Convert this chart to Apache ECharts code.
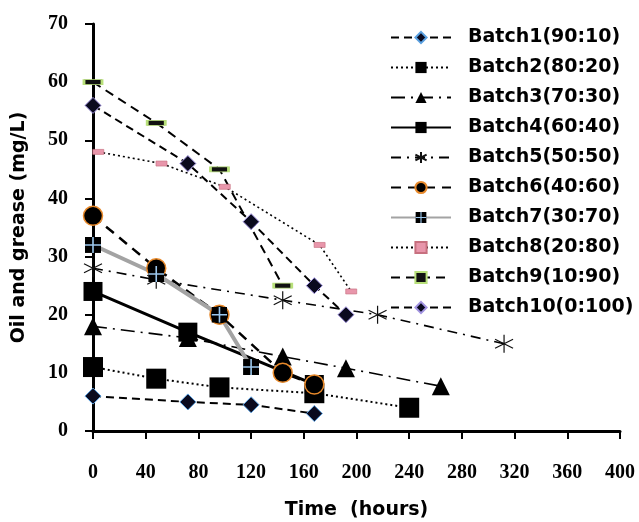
<!DOCTYPE html>
<html>
<head>
<meta charset="utf-8">
<script src="https://cdn.jsdelivr.net/npm/echarts@6/dist/echarts.min.js"></script>
<style>
  html, body { margin: 0; padding: 0; background: #fff; }
  #chart { width: 639px; height: 522px; }
</style>
</head>
<body>
<div id="chart"></div>
<script>
// time (hours) and oil & grease (mg/L)
const batchNames = [
  'Batch1(90:10)', 'Batch2(80:20)', 'Batch3(70:30)', 'Batch4(60:40)', 'Batch5(50:50)',
  'Batch6(40:60)', 'Batch7(30:70)', 'Batch8(20:80)', 'Batch9(10:90)', 'Batch10(0:100)'
];
const timeB1 = [0, 72, 120, 168];
const oilB1 = [6, 5, 4.5, 3];
const timeB2 = [0, 48, 96, 168, 240];
const oilB2 = [11, 9, 7.5, 6.5, 4];
const timeB3 = [0, 72, 144, 192, 264];
const oilB3 = [18, 16, 12.8, 10.8, 7.7];
const timeB4 = [0, 72, 168];
const oilB4 = [24, 17, 8];
const timeB5 = [0, 48, 144, 216, 312];
const oilB5 = [28, 26, 22.5, 20, 15];
const timeB6 = [0, 48, 96, 144, 168];
const oilB6 = [37, 28, 20, 10, 8];
const timeB7 = [0, 48, 96, 120];
const oilB7 = [32, 27, 20, 11];
const timeB8 = [4, 52, 100, 172, 196];
const oilB8 = [48, 46, 42, 32, 24];
const timeB9 = [0, 48, 96, 144];
const oilB9 = [60, 53, 45, 25];
const timeB10 = [0, 72, 120, 168, 192];
const oilB10 = [56, 46, 36, 25, 20];

const xTicks = { min: 0, max: 400, interval: 40 };
const yTicks = { min: 0, max: 70, interval: 10 };

function pairs(t, v) {
  return t.map((x, i) => [x, v[i]]);
}

const crossSquare = 'image://data:image/svg+xml;charset=utf-8,' + encodeURIComponent(
  "<svg xmlns='http://www.w3.org/2000/svg' width='16' height='16'>" +
  "<rect width='16' height='16' fill='#000'/>" +
  "<path d='M8 0V16M0 8H16' stroke='#9cc8ee' stroke-width='1.6'/></svg>"
);
const star = 'path://M0,-10L0,10M-8.7,-5L8.7,5M-8.7,5L8.7,-5';

const serif = '"Liberation Serif", serif';
const sans = '"DejaVu Sans", sans-serif';

const chart = echarts.init(document.getElementById('chart'));

function line(name, data, lineStyle, symbol, symbolSize, itemStyle) {
  return {
    name, type: 'line', data, symbol, symbolSize,
    lineStyle: Object.assign({ color: '#000' }, lineStyle),
    itemStyle,
    emphasis: { disabled: true },
  };
}

chart.setOption({
  animation: false,
  backgroundColor: '#fff',
  grid: { left: 93, right: 19, top: 24, bottom: 91, outerBoundsMode: 'none' },
  legend: {
    orient: 'vertical',
    left: 385,
    top: 23,
    itemWidth: 60,
    itemHeight: 14,
    itemGap: 11,
    textStyle: { fontFamily: sans, fontWeight: 'bold', fontSize: 19, color: '#000', padding: [0, 0, 0, 12] },
  },
  xAxis: {
    type: 'value',
    min: xTicks.min, max: xTicks.max, interval: xTicks.interval,
    name: 'Time  (hours)',
    nameLocation: 'middle',
    nameGap: 70,
    nameTextStyle: { fontFamily: sans, fontWeight: 'bold', fontSize: 19, color: '#000' },
    axisLine: { onZero: false, lineStyle: { color: '#000', width: 3 } },
    axisTick: { length: 8, lineStyle: { color: '#000', width: 2 } },
    axisLabel: { fontFamily: serif, fontWeight: 'bold', fontSize: 20, color: '#000', margin: 32 },
    splitLine: { show: false },
  },
  yAxis: {
    type: 'value',
    min: yTicks.min, max: yTicks.max, interval: yTicks.interval,
    name: 'Oil and grease (mg/L)',
    nameLocation: 'middle',
    nameGap: 64,
    nameTextStyle: { fontFamily: sans, fontWeight: 'bold', fontSize: 19, color: '#000' },
    axisLine: { show: true, lineStyle: { color: '#000', width: 3 } },
    axisTick: { show: true, length: 8, lineStyle: { color: '#000', width: 2 } },
    axisLabel: { fontFamily: serif, fontWeight: 'bold', fontSize: 20, color: '#000', margin: 25 },
    splitLine: { show: false },
  },
  series: [
    line(batchNames[0], pairs(timeB1, oilB1), { width: 2, type: [8, 5] }, 'diamond', 16,
      { color: '#0a0a1e', borderColor: '#5aa0e0', borderWidth: 1 }),
    line(batchNames[1], pairs(timeB2, oilB2), { width: 2, type: [2, 3] }, 'rect', 20,
      { color: '#000', borderColor: '#000', borderWidth: 0 }),
    line(batchNames[2], pairs(timeB3, oilB3), { width: 1.6, type: [14, 6, 2, 6] }, 'triangle', 18,
      { color: '#000' }),
    line(batchNames[3], pairs(timeB4, oilB4), { width: 3, type: 'solid' }, 'rect', 19,
      { color: '#000' }),
    line(batchNames[4], pairs(timeB5, oilB5), { width: 1.6, type: [10, 6, 2, 6] }, star, 18,
      { color: '#000', borderColor: '#111', borderWidth: 1.2 }),
    line(batchNames[5], pairs(timeB6, oilB6), { width: 2.5, type: [10, 7] }, 'circle', 19,
      { color: '#000', borderColor: '#e8892a', borderWidth: 1.5 }),
    line(batchNames[6], pairs(timeB7, oilB7), { width: 4, color: '#a3a3a3', type: 'solid' }, crossSquare, 16,
      { color: '#000' }),
    line(batchNames[7], pairs(timeB8, oilB8), { width: 1.6, type: [2, 3] }, 'rect', [11, 5],
      { color: '#e896ab', borderColor: '#c7707f', borderWidth: 0.6 }),
    line(batchNames[8], pairs(timeB9, oilB9), { width: 2, type: [9, 6] }, 'rect', [18, 5],
      { color: '#111', borderColor: '#b8e07a', borderWidth: 1.5 }),
    line(batchNames[9], pairs(timeB10, oilB10), { width: 2, type: [8, 5] }, 'diamond', 16,
      { color: '#0a0a1e', borderColor: '#a193e0', borderWidth: 1 }),
  ],
});
</script>
</body>
</html>
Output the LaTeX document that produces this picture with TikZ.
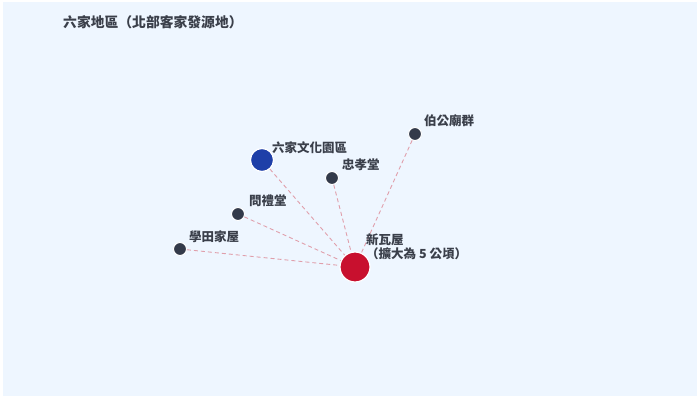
\documentclass[tikz,border=0pt]{standalone}
\usepackage{fontspec}
\setmainfont{Noto Sans CJK TC}
\definecolor{bgc}{HTML}{EEF6FF}
\definecolor{txt}{HTML}{3A3F4A}
\definecolor{dotc}{HTML}{333A4A}
\definecolor{bluec}{HTML}{1E3FA8}
\definecolor{redc}{HTML}{C8102E}
\definecolor{linkc}{HTML}{E09FAB}
\tikzset{
  x=1pt, y=-1pt,
  site/.style={circle, draw=white, line width=1pt, fill=dotc, minimum size=13pt, inner sep=0pt},
  hub/.style={circle, draw=white, line width=1.2pt, fill=redc, minimum size=30pt, inner sep=0pt},
  park/.style={circle, draw=white, line width=1.2pt, fill=bluec, minimum size=23pt, inner sep=0pt},
  lbl/.style={anchor=west, text=txt, font=\fontsize{12.5}{13.5}\selectfont\bfseries, inner sep=0pt, align=left},
  link/.style={draw=linkc, dash pattern=on 4pt off 3pt, line width=0.9pt}
}
\begin{document}
\begin{tikzpicture}
\useasboundingbox (0,0) rectangle (700,398);
\fill[white] (0,0) rectangle (700,398);
\fill[bgc] (3,2) rectangle (697,396);
\node[lbl, font=\fontsize{13.8}{15}\selectfont\bfseries] (title) at (63,22) {六家地區（北部客家發源地）};

\coordinate (hubc) at (355,267);
\node[site] (bogong) at (415,134) {};
\node[park] (liujia) at (262,160) {};
\node[site] (zhongxiao) at (332,178) {};
\node[site] (wenli) at (238,214) {};
\node[site] (xuetian) at (180,249) {};

\draw[link] (bogong) -- (hubc);
\draw[link] (liujia) -- (hubc);
\draw[link] (zhongxiao) -- (hubc);
\draw[link] (wenli) -- (hubc);
\draw[link] (xuetian) -- (hubc);

\node[hub] (xinwa) at (hubc) {};

\node[lbl] (l1) at (424,121) {伯公廟群};
\node[lbl] (l2) at (272,148) {六家文化園區};
\node[lbl] (l3) at (342,165) {忠孝堂};
\node[lbl] (l4) at (249,201) {問禮堂};
\node[lbl] (l5) at (189,237) {學田家屋};
\node[lbl] (l6) at (366,240) {新瓦屋};
\node[lbl] (l7) at (366,254) {（擴大為 5 公頃）};
\end{tikzpicture}
\end{document}
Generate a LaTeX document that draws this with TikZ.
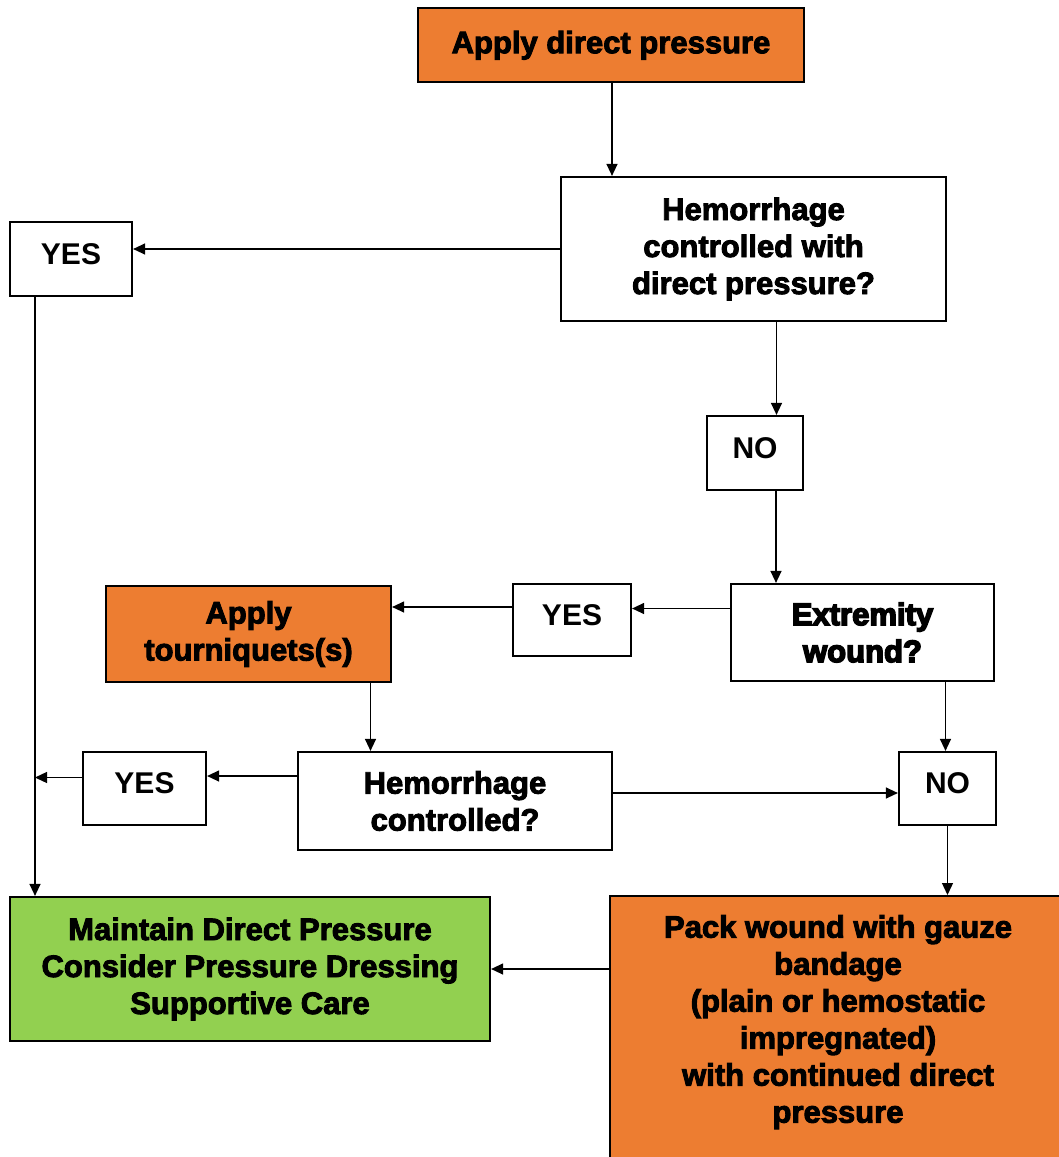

———

*WHAT YOU HAVE TO DO*
Your answer should be only a number: how many lines of the data above contain the string "that"?

*THE OUTPUT*
2